-- Task prompt --
Copy every line of the records below where the word "that" occurs.

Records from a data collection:
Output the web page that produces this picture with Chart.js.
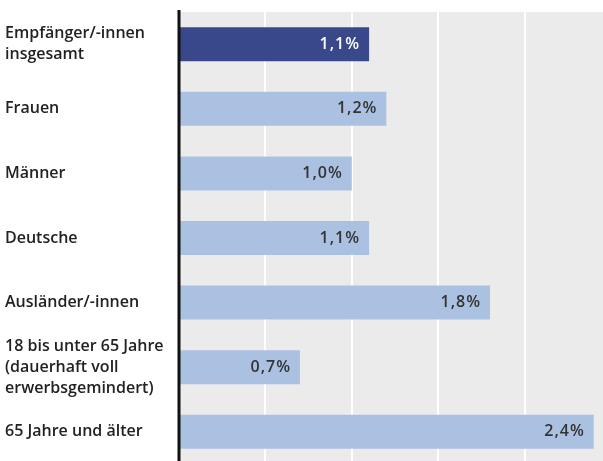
<!DOCTYPE html>
<html><head><meta charset="utf-8">
<script src="https://cdn.jsdelivr.net/npm/chart.js@4/dist/chart.umd.min.js"></script>
<style>html,body{margin:0;padding:0;background:#fff;overflow:hidden;}#wrap{width:603px;height:461px;overflow:hidden;position:relative;}</style>
</head><body><div id="wrap"><canvas id="c" width="611" height="465"></canvas></div>
<script>
const categories = [
  ["Empfänger/-innen","insgesamt"],
  "Frauen",
  "Männer",
  "Deutsche",
  "Ausländer/-innen",
  ["18 bis unter 65 Jahre","(dauerhaft voll","erwerbsgemindert)"],
  "65 Jahre und älter"
];
const values = [1.1, 1.2, 1.0, 1.1, 1.8, 0.7, 2.4];
const valueLabels = ["1,1%","1,2%","1,0%","1,1%","1,8%","0,7%","2,4%"];
const colors = ["#38488a","#abc1e1","#abc1e1","#abc1e1","#abc1e1","#abc1e1","#abc1e1"];
const labelColors = ["#ffffff","#333333","#333333","#333333","#333333","#333333","#333333"];

const bgPlugin = {
  id:'bg',
  beforeDraw(chart){
    const {ctx, chartArea:a} = chart;
    ctx.save(); ctx.fillStyle = '#ebebeb';
    ctx.fillRect(a.left, a.top, a.right - a.left, a.bottom - a.top);
    ctx.restore();
  }
};
const valPlugin = {
  id:'vals',
  afterDatasetsDraw(chart){
    const {ctx} = chart;
    const meta = chart.getDatasetMeta(0);
    ctx.save();
    ctx.font = "600 16px 'Open Sans', sans-serif";
    if ('letterSpacing' in ctx) ctx.letterSpacing = '1px';
    ctx.textAlign = 'right'; ctx.textBaseline = 'middle';
    meta.data.forEach((bar,i)=>{
      ctx.fillStyle = labelColors[i];
      ctx.fillText(valueLabels[i], bar.x - 9, bar.y);
    });
    ctx.restore();
  }
};
const axisLinePlugin = {
  id:'axisline',
  afterDraw(chart){
    const {ctx, chartArea:a} = chart;
    ctx.save(); ctx.fillStyle = '#111';
    ctx.fillRect(a.left - 1.5, 10, 3, 470);
    ctx.restore();
  }
};

new Chart(document.getElementById('c'), {
  type:'bar',
  data:{ labels: categories, datasets:[{ data: values, backgroundColor: colors, categoryPercentage:1, barPercentage:0.526 }]},
  options:{
    indexAxis:'y', responsive:false, animation:false, devicePixelRatio:1,
    layout:{ padding:{ left:5, top:12, right:0, bottom:1 } },
    plugins:{ legend:{display:false}, tooltip:{enabled:false} },
    scales:{
      x:{ min:0, max:2.5, ticks:{ display:false, stepSize:0.5 }, border:{display:false},
          grid:{ color:'#ffffff', lineWidth:2, drawTicks:false } },
      y:{ ticks:{ autoSkip:false, crossAlign:'far', color:'#222', font:{ family:"'Open Sans', sans-serif", size:16, weight:'600', lineHeight:'21px' } },
          grid:{ display:false }, border:{ display:false },
          afterFit(s){ s.width = 174; s.paddingTop = 0; s.paddingBottom = 0; } }
    }
  },
  plugins:[bgPlugin, valPlugin, axisLinePlugin]
});
</script></body></html>
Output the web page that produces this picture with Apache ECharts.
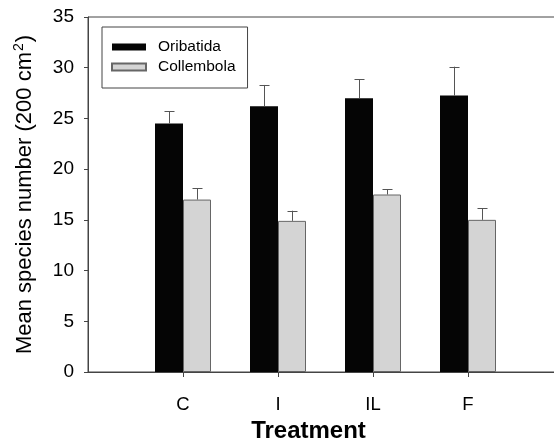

-- Reply to the task --
Output the web page that produces this picture with Chart.js.
Output the web page that produces this picture with Apache ECharts.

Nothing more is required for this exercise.